The second biggest weakness is that even when the team is able to force a turnover, they aren’t generating enough immediate chances. For example, Curacao has been quick to retreat when they turn the ball over and get into a well-organized defensive set up.
The U.S. team won a few turnovers but the first pass was often back, or lateral. There weren’t enough occasions (particularly after the U.S. scored) where the U.S. team won the ball and immediately went into a break to catch Curacao off-guard before they could set up. The first U.S. chances were off nice breaks but then after the goal, the U.S. lacked killer instinct to go for the second goal to open the floodgates.
The Defense was decent
The U.S. team’s backline was actually pretty good and above most criticism. Curacao had shots in the second half but few of them were of a high quality. Generally, the defense was able to deal with whatever Curacao was able to throw its way. Through four games now, the U.S. team is yet to concede a goal.

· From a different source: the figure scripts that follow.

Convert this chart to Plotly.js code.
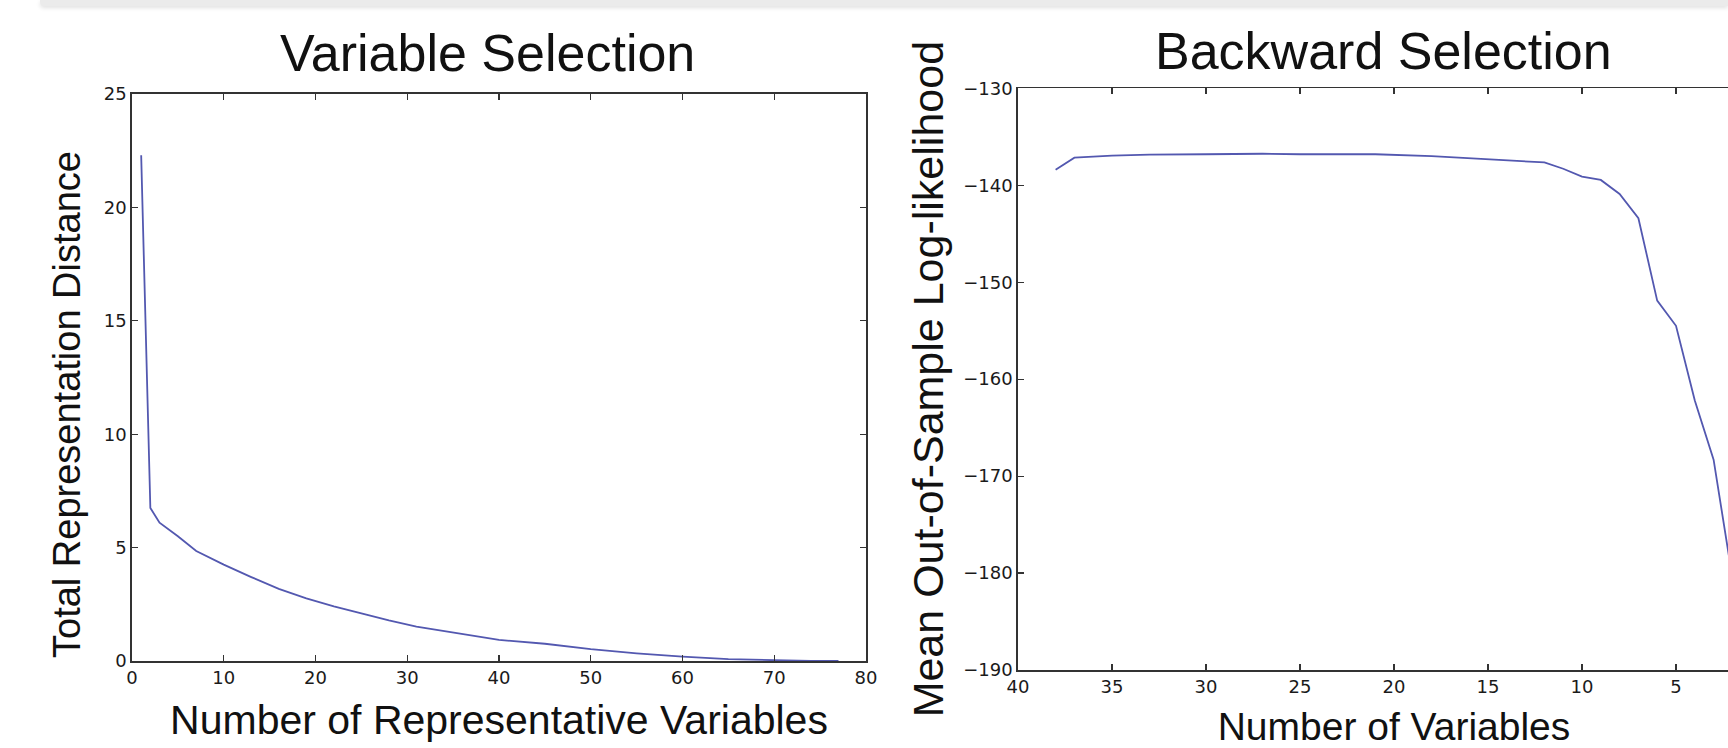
<!DOCTYPE html>
<html>
<head>
<meta charset="utf-8">
<script src="https://cdn.plot.ly/plotly-3.0.1.min.js"></script>
<style>
  html, body { margin: 0; padding: 0; background: #ffffff; overflow: hidden; width: 1728px; height: 748px; }
  #topbar { position: absolute; top: 0; left: 40px; right: 0; height: 6px; background: #ebebeb;
            border-bottom-left-radius: 4px; box-shadow: 0 2px 4px rgba(0,0,0,0.12); z-index: 5; }
  #chart { position: absolute; top: 0; left: 0; width: 1800px; height: 748px; }
</style>
</head>
<body>
<div id="topbar"></div>
<div id="chart"></div>
<script>
// ---- Data: Variable Selection ----
const repVars = [1, 2, 3, 5, 7, 10, 13, 16, 19, 22, 25, 28, 31, 35, 40, 45, 50, 55, 60, 65, 70, 74, 77];
const repDistance = [22.3, 6.75, 6.1, 5.5, 4.85, 4.25, 3.7, 3.18, 2.76, 2.41, 2.1, 1.79, 1.52, 1.25, 0.93, 0.76, 0.52, 0.34, 0.19, 0.08, 0.02, 0.0, 0.0];

// ---- Data: Backward Selection ----
const numVars = [38, 37, 35, 33, 30, 27, 25, 21, 18, 15, 12, 11, 10, 9, 8, 7, 6, 5, 4, 3, 2];
const logLik = [-138.4, -137.15, -136.95, -136.85, -136.8, -136.75, -136.8, -136.8, -137.0, -137.3, -137.65, -138.3, -139.1, -139.45, -140.9, -143.4, -151.9, -154.5, -162.2, -168.3, -180.5];

// ---- Tick labels ----
const leftXTicks = [0, 10, 20, 30, 40, 50, 60, 70, 80];
const leftYTicks = [0, 5, 10, 15, 20, 25];
const rightXTicks = [40, 35, 30, 25, 20, 15, 10, 5];
const rightYTicks = [-190, -180, -170, -160, -150, -140, -130];

const titles = {
  left: 'Variable Selection',
  right: 'Backward Selection',
  leftX: 'Number of Representative Variables',
  leftY: 'Total Representation Distance',
  rightX: 'Number of Variables',
  rightY: 'Mean Out-of-Sample Log-likelihood'
};

const W = 1800, H = 748;
const lineColor = '#5358b0';
const axisColor = '#333333';
const tickFont = { family: 'DejaVu Sans', size: 18, color: '#1a1a1a' };
const titleFamily = 'Liberation Sans, Arial, sans-serif';

function axisBase(extra) {
  return Object.assign({
    showline: true, linecolor: axisColor, linewidth: 1.8, mirror: 'allticks',
    ticks: 'inside', ticklen: 6, tickwidth: 1.2, tickcolor: axisColor,
    showgrid: false, zeroline: false, tickfont: tickFont, fixedrange: true,
    tickmode: 'array'
  }, extra);
}

const traces = [
  { x: repVars, y: repDistance, xaxis: 'x', yaxis: 'y', type: 'scatter', mode: 'lines',
    line: { color: lineColor, width: 1.8 }, hoverinfo: 'skip' },
  { x: numVars, y: logLik, xaxis: 'x2', yaxis: 'y2', type: 'scatter', mode: 'lines',
    line: { color: lineColor, width: 1.8 }, hoverinfo: 'skip' }
];

const layout = {
  width: W, height: H,
  margin: { l: 0, r: 0, t: 0, b: 0 },
  paper_bgcolor: '#ffffff', plot_bgcolor: '#ffffff',
  showlegend: false,
  xaxis: axisBase({
    domain: [132 / W, 866 / W], range: [0, 80], anchor: 'y',
    tickvals: leftXTicks, ticktext: leftXTicks.map(String),
    title: { text: titles.leftX, font: { family: titleFamily, size: 41, color: '#111' }, standoff: 18 }
  }),
  yaxis: axisBase({
    domain: [(H - 661) / H, (H - 94) / H], range: [0, 25], anchor: 'x',
    tickvals: leftYTicks, ticktext: leftYTicks.map(String)
  }),
  xaxis2: axisBase({
    domain: [1018 / W, 1770 / W], range: [40, 0], anchor: 'y2',
    tickvals: rightXTicks, ticktext: rightXTicks.map(String),
    title: { text: titles.rightX, font: { family: titleFamily, size: 39, color: '#111' }, standoff: 18 }
  }),
  yaxis2: axisBase({
    domain: [(H - 670) / H, (H - 88.3) / H], range: [-190, -130], anchor: 'x2',
    tickvals: rightYTicks, ticktext: rightYTicks.map(v => '\u2212' + Math.abs(v)),
    title: { text: titles.rightY, font: { family: titleFamily, size: 43, color: '#111' }, standoff: 6 }
  }),
  annotations: [
    { text: titles.left, xref: 'paper', yref: 'paper', x: 487 / W, y: (H - 84) / H,
      xanchor: 'center', yanchor: 'bottom', showarrow: false,
      font: { family: titleFamily, size: 52, color: '#111' } },
    { text: titles.right, xref: 'paper', yref: 'paper', x: 1383 / W, y: (H - 82) / H,
      xanchor: 'center', yanchor: 'bottom', showarrow: false,
      font: { family: titleFamily, size: 52, color: '#111' } },
    { text: titles.leftY, xref: 'paper', yref: 'paper', x: 67 / W, y: (H - 405) / H,
      xanchor: 'center', yanchor: 'middle', textangle: -90, showarrow: false,
      font: { family: titleFamily, size: 38, color: '#111' } }
  ]
};

Plotly.newPlot('chart', traces, layout, { displayModeBar: false, staticPlot: true });
</script>
</body>
</html>
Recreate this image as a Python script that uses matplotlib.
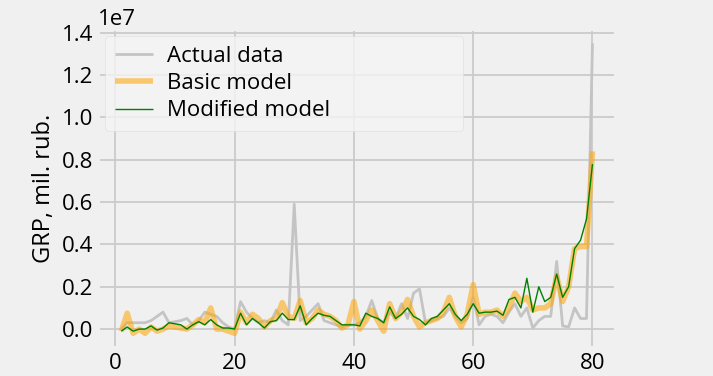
import numpy as np
import matplotlib
matplotlib.use("Agg")
import matplotlib.pyplot as plt

# values in millions of rubles, regions numbered 1..80
region = list(range(1, 81))
actual = [0.0, 0.3, 0.3, 0.3, 0.3, 0.4, 0.6, 0.8, 0.3, 0.35,
          0.4, 0.5, 0.2, 0.4, 0.8, 0.7, 0.6, 0.3, 0.1, 0.0,
          1.3, 0.8, 0.5, 0.3, 0.4, 0.3, 0.9, 0.4, 0.2, 5.9,
          0.4, 0.6, 0.9, 1.2, 0.4, 0.3, 0.2, 0.1, 0.2, 0.2,
          0.3, 0.6, 1.35, 0.5, 0.3, 0.8, 0.5, 1.2, 0.5, 1.7,
          1.9, 0.3, 0.4, 0.5, 0.6, 1.0, 0.6, 0.3, 0.5, 1.5,
          0.2, 0.6, 0.7, 0.6, 0.3, 0.8, 1.2, 0.6, 1.0, 0.05,
          0.4, 0.6, 0.6, 3.2, 0.15, 0.1, 1.0, 0.5, 0.5, 13.5]
basic = [-0.1, 0.75, -0.2, 0.0, -0.2, 0.1, -0.1, 0.0, 0.15, 0.1,
         0.05, 0.0, 0.2, 0.45, 0.3, 1.0, 0.0, 0.0, -0.1, -0.2,
         0.8, 0.3, 0.7, 0.5, 0.1, 0.4, 0.5, 1.25, 0.6, 0.5,
         1.35, 0.3, 0.5, 0.9, 0.7, 0.6, 0.4, 0.05, 0.2, 1.3,
         0.0, 0.4, 0.9, 0.4, -0.1, 1.2, 0.5, 0.8, 1.4, 0.6,
         0.1, 0.3, 0.4, 0.5, 0.8, 1.5, 0.6, 0.1, 0.7, 2.1,
         0.7, 0.8, 0.8, 0.9, 0.6, 1.0, 1.7, 1.3, 1.5, 0.9,
         1.0, 1.0, 1.2, 2.5, 1.3, 2.0, 3.8, 3.9, 3.9, 8.4]
modified = [-0.1, 0.1, -0.1, 0.0, 0.0, 0.15, -0.05, 0.05, 0.3, 0.25,
            0.2, 0.0, 0.2, 0.35, 0.2, 0.45, 0.2, 0.05, 0.05, 0.0,
            0.75, 0.2, 0.5, 0.3, 0.05, 0.35, 0.4, 0.75, 0.45, 0.45,
            1.1, 0.2, 0.5, 0.75, 0.65, 0.6, 0.4, 0.2, 0.2, 0.2,
            0.15, 0.75, 0.6, 0.5, 0.3, 1.05, 0.5, 0.7, 1.0, 0.6,
            0.45, 0.2, 0.5, 0.6, 0.9, 1.2, 0.7, 0.4, 0.7, 1.2,
            0.75, 0.8, 0.8, 0.85, 0.65, 1.4, 1.5, 1.0, 2.4, 0.8,
            2.0, 1.3, 1.5, 2.6, 1.5, 2.0, 3.8, 4.2, 5.2, 7.8]

plt.style.use("fivethirtyeight")
plt.rcParams["font.family"] = ["Open Sans", "DejaVu Sans"]

fig = plt.figure(figsize=(7.13, 3.76), dpi=100)
fig.patch.set_facecolor("#f0f0f0")
ax = fig.add_axes([0.137, 0.075, 0.727, 0.848])
ax.set_facecolor("#f0f0f0")

x = np.array(region)
ax.plot(x, np.array(actual) * 1e6, color="#c4c4c4", lw=2, label="Actual data")
ax.plot(x, np.array(basic) * 1e6, color="orange", alpha=0.55, lw=4, label="Basic model")
ax.plot(x, np.array(modified) * 1e6, color="green", lw=1, label="Modified model")

ax.set_xticks([0, 20, 40, 60, 80])
ax.set_yticks(np.arange(0, 1.41e7, 0.2e7))
ax.tick_params(labelsize=16)
ax.yaxis.get_offset_text().set_fontsize(16)
ax.set_ylabel("GRP, mil. rub.", fontsize=17)
ax.grid(color="#cbcbcb", lw=1.3)

leg = ax.legend(loc="upper left", fontsize=16, handlelength=1.7, handletextpad=0.6,
                borderpad=0.45, labelspacing=0.28, frameon=True, mode="expand",
                borderaxespad=0, bbox_to_anchor=(0.015, 0.3, 0.69, 0.678))
leg.get_frame().set_facecolor("#f4f4f4")
leg.get_frame().set_edgecolor("#dddddd")

fig.savefig("out.png", dpi=100, facecolor=fig.get_facecolor())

"Our defenders did one hell of a job - keeping a shutout and keeping a shutout throughot the tournament," McKennie said after the game.
Aside from Christian Pulisic, Walker Zimmerman was the best field player for the United States in the game. He was constantly trying to make aggressive and line/splitting passes out of the back to play attackers into dangerous positions. Sometimes it didn’t work but several times it did. But it was particularly encouraging to see a player take some chances to create and break through the opponents organized setup.
Jamaica is going to be a very difficult opponent whose players also have the confidence knowing it can beat this U.S. team.
Looking back on that game, Jamaica was able to stroll through the midfield without much defensive pressure from the United States. From there, it was only a matter of time before they were able to find a winner.
The U.S. team needs to improve in a lot of areas, but the Michael Bradley/Wil Trapp combination in defensive midfield is perhaps the most important. On the defensive side of the ball, these two have to stop Jamaica from setting up its offense in the middle area of the field. Jamaica will be very difficult and if the U.S. team makes the final, Mexico could be an absolute nightmare.
This, of course, is going to be a big test for Berhalter in terms of identifying weak areas, finding ways to improve, and building up confidence. There are some key questions. For one, the starting lineup against Curacao has started three of the team’s four games in this tournament. How willing is Berhalter to break it up? Or is Berhalter looking to see this lineup grow? If fit, Altidore seems like an obvious replacement for Zardes. But is Berhalter willing to change formations to provide support in some areas?
For better or for worse, we are going to know a lot more about the players, the team, and the coach one week from now.